If the Sooners lose to the Red Raiders and Pokes, they will desperately need to defeat the Aggies to gain the sixth win required to become eligible to play in the post season.
Would a 6-6 OU team even want to play in a bowl? It doesn’t matter, because the Big 12 bowl contracts will force the Sooners to continue this strange season even if they’d prefer to call it quits after Bedlam.
So a season that started with legitimate hopes of playing for the BCS national championship at the Rose Bowl, has dissolved into OU trying to win enough games to avoid playing in the Independence Bowl. That was the unattractive site of the first of Stoops’ 10 straight bowl appearances, and he undoubtedly would like to avoid a second visit in the last season the Big 12 has a contract with the lower-tier bowl in Shreveport, La.
The only real positive for OU in last night’s nightmare was the inspired play of a never-quit defense.
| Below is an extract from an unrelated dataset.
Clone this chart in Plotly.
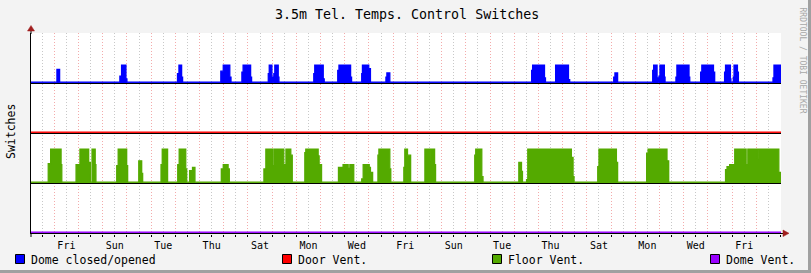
import plotly.graph_objects as go

# ---------------- data (x in days from the first Friday midnight) ----------------
X_MIN, X_MAX = -0.962, 30.02
Y_MIN, Y_MAX = -0.02, 4.0

DAY_NAMES = ["Fri", "Sat", "Sun", "Mon", "Tue", "Wed", "Thu"]   # day 0 is a Friday
FIRST_DAY, LAST_DAY = -1, 30

SERIES_NAMES = ["Dome closed/opened", "Door Vent.", "Floor Vent.", "Dome Vent."]

# (start_day, end_day, level 0..1)
DOME_OPEN = [
    (0.11, 0.22, 0.75),
    (2.71, 2.78, 0.35), (2.78, 2.96, 1.0), (2.96, 3.00, 0.2),
    (5.09, 5.15, 0.5), (5.15, 5.26, 1.0), (5.26, 5.30, 0.3),
    (6.88, 6.98, 0.65), (6.98, 7.25, 1.0), (7.25, 7.30, 0.3),
    (7.75, 7.80, 0.6), (7.80, 8.11, 1.0), (8.11, 8.15, 0.3),
    (8.84, 8.88, 0.5), (8.88, 8.99, 1.0), (8.99, 9.02, 0.3),
    (9.07, 9.11, 0.5), (9.11, 9.25, 1.0), (9.25, 9.28, 0.3),
    (10.72, 10.76, 0.5), (10.76, 11.11, 1.0), (11.11, 11.15, 0.2),
    (11.71, 11.76, 0.7), (11.76, 12.24, 1.0), (12.24, 12.28, 0.3),
    (12.70, 12.73, 0.5), (12.73, 12.99, 1.0), (12.99, 13.06, 0.8),
    (13.70, 13.74, 0.3), (13.74, 13.86, 0.55),
    (19.72, 19.76, 0.7), (19.76, 20.25, 1.0), (20.25, 20.29, 0.25),
    (20.71, 21.24, 1.0), (21.24, 21.29, 0.15),
    (23.11, 23.16, 0.3), (23.16, 23.27, 0.55),
    (24.72, 24.76, 0.7), (24.76, 24.90, 1.0), (24.90, 24.94, 0.25),
    (24.98, 25.02, 0.35), (25.02, 25.20, 1.0), (25.20, 25.23, 0.3),
    (25.68, 25.72, 0.3), (25.72, 26.22, 1.0), (26.22, 26.25, 0.3),
    (26.70, 26.75, 0.6), (26.75, 27.23, 1.0), (27.23, 27.28, 0.6),
    (27.69, 27.73, 0.6), (27.73, 27.93, 1.0), (27.93, 27.95, 0.2),
    (28.05, 28.08, 0.3), (28.08, 28.22, 1.0), (28.22, 28.26, 0.6),
    (29.69, 29.73, 0.25), (29.73, 30.02, 1.0),
]

DOOR_VENT = []

FLOOR_VENT = [
    (-0.25, -0.15, 0.56), (-0.15, 0.28, 1.0), (0.28, 0.31, 0.53),
    (0.90, 1.06, 0.53), (1.06, 1.42, 1.0), (1.42, 1.49, 0.6),
    (1.56, 1.69, 1.0), (1.69, 1.72, 0.53),
    (2.58, 2.64, 0.5), (2.64, 2.99, 1.0), (2.99, 3.03, 0.5),
    (3.49, 3.61, 0.65), (3.61, 3.65, 0.27),
    (4.41, 4.46, 0.53), (4.46, 4.68, 1.0),
    (5.10, 5.16, 0.53), (5.16, 5.43, 1.0), (5.43, 5.47, 0.4),
    (5.59, 5.71, 0.35), (5.71, 5.81, 0.45),
    (6.90, 6.98, 0.4), (6.98, 7.18, 0.53), (7.18, 7.23, 0.4),
    (8.66, 8.74, 0.4), (8.74, 9.04, 1.0), (9.04, 9.10, 0.5), (9.10, 9.48, 1.0),
    (9.48, 9.57, 0.53), (9.57, 9.77, 1.0), (9.77, 9.83, 0.82),
    (10.35, 10.39, 0.9), (10.39, 10.90, 1.0), (10.90, 10.94, 0.8), (10.94, 11.04, 0.53),
    (11.74, 11.93, 0.45), (11.93, 12.14, 0.53), (12.14, 12.21, 0.42), (12.21, 12.37, 0.53),
    (12.70, 12.76, 0.1), (12.76, 13.01, 0.53), (13.01, 13.06, 0.45), (13.06, 13.15, 0.3),
    (13.37, 13.41, 0.82), (13.41, 13.86, 1.0), (13.86, 13.90, 0.4),
    (14.44, 14.48, 0.45), (14.48, 14.59, 1.0), (14.59, 14.72, 0.82),
    (15.31, 15.55, 1.0), (15.55, 15.59, 0.65), (15.59, 15.71, 1.0), (15.71, 15.75, 0.53),
    (17.37, 17.41, 0.82), (17.41, 17.66, 1.0), (17.66, 17.71, 0.17),
    (19.19, 19.30, 0.6), (19.30, 19.34, 0.33),
    (19.51, 19.56, 0.08), (19.56, 21.36, 1.0), (21.36, 21.43, 0.75), (21.43, 21.47, 0.17),
    (22.45, 22.50, 0.47), (22.50, 23.22, 1.0), (23.22, 23.27, 0.6),
    (24.47, 24.53, 0.88), (24.53, 25.31, 1.0), (25.31, 25.38, 0.65),
    (27.73, 27.79, 0.38), (27.79, 27.90, 0.47), (27.90, 28.11, 0.53),
    (28.11, 28.58, 1.0), (28.58, 28.65, 0.53), (28.65, 29.03, 1.0),
    (29.03, 29.08, 0.71), (29.08, 29.93, 1.0), (29.93, 30.02, 0.3),
]

DOME_VENT = []

SERIES_DATA = [DOME_OPEN, DOOR_VENT, FLOOR_VENT, DOME_VENT]

# ---------------- styling / layout constants ----------------
SERIES_COLORS = ["#0000FF", "#FF0000", "#54AA00", "#9900FF"]
SERIES_BASE = [3, 2, 1, 0]
SERIES_AMP = [0.355, 0.0, 0.675, 0.0]
LIFT = 0.016
BLACK_OFF = -0.01
MONO = "DejaVu Sans Mono"

W, H = 811, 273
L, R, T, B = 31, 30, 33, 39
PW, PH = W - L - R, H - T - B


def px(xp):
    return (xp - L) / PW


def py(yp):
    return (H - B - yp) / PH


def step_series(segs):
    xs, ys = [X_MIN], [0.0]
    for s, e, v in segs:
        if abs(xs[-1] - s) < 1e-9:
            ys[-1] = v
        else:
            xs.append(s)
            ys.append(v)
        xs.append(e)
        ys.append(0.0)
    if xs[-1] < X_MAX:
        xs.append(X_MAX)
        ys.append(0.0)
    return xs, ys


fig = go.Figure()

# black reference lines first
for base in SERIES_BASE:
    fig.add_trace(go.Scatter(x=[X_MIN, X_MAX], y=[base + BLACK_OFF] * 2, mode="lines",
                             line=dict(color="#000000", width=1), hoverinfo="skip",
                             showlegend=False))

for name, segs, color, base, amp in zip(SERIES_NAMES, SERIES_DATA, SERIES_COLORS,
                                        SERIES_BASE, SERIES_AMP):
    xs, vs = step_series(segs)
    ys = [base + LIFT + max(amp - LIFT, 0) * v for v in vs]
    fig.add_trace(go.Scatter(x=[X_MIN, X_MAX], y=[base, base], mode="lines",
                             line=dict(width=0), hoverinfo="skip", showlegend=False))
    fig.add_trace(go.Scatter(x=xs, y=ys, mode="lines", line_shape="hv",
                             line=dict(color=color, width=1.3), fill="tonexty",
                             fillcolor=color, name=name, showlegend=False))

tickvals, ticktext = [], []
for k in range(FIRST_DAY, LAST_DAY):
    tickvals.append(k + 0.5)
    ticktext.append(DAY_NAMES[k % 7] if k % 2 == 0 else "")

shapes = []
# axis extensions and arrows
shapes.append(dict(type="line", xref="paper", yref="paper", x0=px(31), x1=px(31),
                   y0=py(34), y1=py(28), line=dict(color="#000000", width=1)))
shapes.append(dict(type="line", xref="paper", yref="paper", x0=px(31), x1=px(31),
                   y0=py(234), y1=py(237), line=dict(color="#000000", width=1)))
shapes.append(dict(type="path", xref="paper", yref="paper",
                   path=f"M {px(31)},{py(25.5)} L {px(27.5)},{py(31)} L {px(34.5)},{py(31)} Z",
                   fillcolor="#A01E1E", line=dict(color="#A01E1E", width=0.5)))
shapes.append(dict(type="line", xref="paper", yref="paper", x0=px(780), x1=px(784),
                   y0=py(233.5), y1=py(233.5), line=dict(color="#000000", width=1)))
shapes.append(dict(type="path", xref="paper", yref="paper",
                   path=f"M {px(789)},{py(233.3)} L {px(783)},{py(230)} L {px(783)},{py(236.6)} Z",
                   fillcolor="#A01E1E", line=dict(color="#A01E1E", width=0.5)))
# 3D-ish frame (right / bottom)
shapes.append(dict(type="rect", xref="paper", yref="paper", x0=px(808), x1=px(811),
                   y0=py(273), y1=py(0), fillcolor="#A0A0A0", line=dict(width=0)))
shapes.append(dict(type="rect", xref="paper", yref="paper", x0=px(0), x1=px(811),
                   y0=py(273), y1=py(270), fillcolor="#A0A0A0", line=dict(width=0)))

annotations = []
annotations.append(dict(text="3.5m Tel. Temps. Control Switches", xref="paper", yref="paper",
                        x=px(407), y=py(14), xanchor="center", yanchor="middle",
                        showarrow=False, font=dict(family=MONO, size=13.3, color="#000000")))
annotations.append(dict(text="Switches", xref="paper", yref="paper", x=px(11), y=py(132),
                        xanchor="center", yanchor="middle", textangle=-90, showarrow=False,
                        font=dict(family=MONO, size=11.5, color="#000000")))
annotations.append(dict(text="RRDTOOL / TOBI OETIKER", xref="paper", yref="paper",
                        x=px(802.5), y=py(60), xanchor="center", yanchor="middle",
                        textangle=90, showarrow=False,
                        font=dict(family=MONO, size=8, color="#A8A8A8")))

LEGEND_SQ_X = [15, 282, 492, 710]
for name, color, sx in zip(SERIES_NAMES, SERIES_COLORS, LEGEND_SQ_X):
    shapes.append(dict(type="rect", xref="paper", yref="paper", x0=px(sx + 0.5),
                       x1=px(sx + 9.5), y0=py(263.5), y1=py(254.5), fillcolor=color,
                       line=dict(color="#000000", width=1)))
    annotations.append(dict(text=name, xref="paper", yref="paper", x=px(sx + 14),
                            y=py(259.5), xanchor="left", yanchor="middle", showarrow=False,
                            font=dict(family=MONO, size=11.5, color="#000000")))

fig.update_layout(
    width=W, height=H, autosize=False,
    margin=dict(l=L, r=R, t=T, b=B, pad=0),
    paper_bgcolor="#F3F3F3", plot_bgcolor="#FFFFFF",
    showlegend=False,
    shapes=shapes, annotations=annotations,
    xaxis=dict(range=[X_MIN, X_MAX], tickmode="array", tickvals=tickvals, ticktext=ticktext,
               showgrid=True, gridcolor="#C8C8C8", griddash="1px,2px", gridwidth=1,
               ticks="outside", ticklen=2, tickcolor="#000000", showline=False,
               zeroline=False, tickfont=dict(family=MONO, size=10, color="#000000"),
               minor=dict(tick0=0, dtick=1, showgrid=True, gridcolor="#F3ABAB",
                          griddash="1px,2px", gridwidth=1, ticks="outside", ticklen=2,
                          tickcolor="#000000")),
    yaxis=dict(range=[Y_MIN, Y_MAX], showgrid=False, showticklabels=False, ticks="",
               zeroline=False, showline=True, linecolor="#000000", linewidth=1),
)

fig.write_html("out.html")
The Sooners allowed only 180 total yards and seven first downs, and repeatedly gave the offense the ball in Husker territory. But that was expected against a Nebraska (6-3, 3-2) offense that had slumped so badly in its last three games that OU was a five-point favorite.
“It would be hard for our defense to play much better,” said Stoops, who pointed to OU’s “dumb penalties. We still had a lot (nine) of foolish penalties.”
Just a week ago, when the Sooners held off a determined second-half comeback against Kansas State, Stoops said he was excited because he saw “signs of becoming a complete team.”
He was optimistic because the offense had finally held up its end when the heretofore reliable defense surrendered 30 points to the Wildcats. Jones seemed to be coming into his own after throwing four touchdowns passes and being named the Big 12’s offensive player of the week.
Last night was a return to a season-long story of the offense failing to produce. It’s a problem the OU staff hasn’t figured out how to overcome after losing quarterback Sam Bradford and All-American tight end Jermaine Gresham.
Those other offensive struggles, however, didn’t come close to resembling OU’s bleak, eye-sore act against a Nebraska team that OU beat 62-28 last season.
There was one way to describe it — ugly.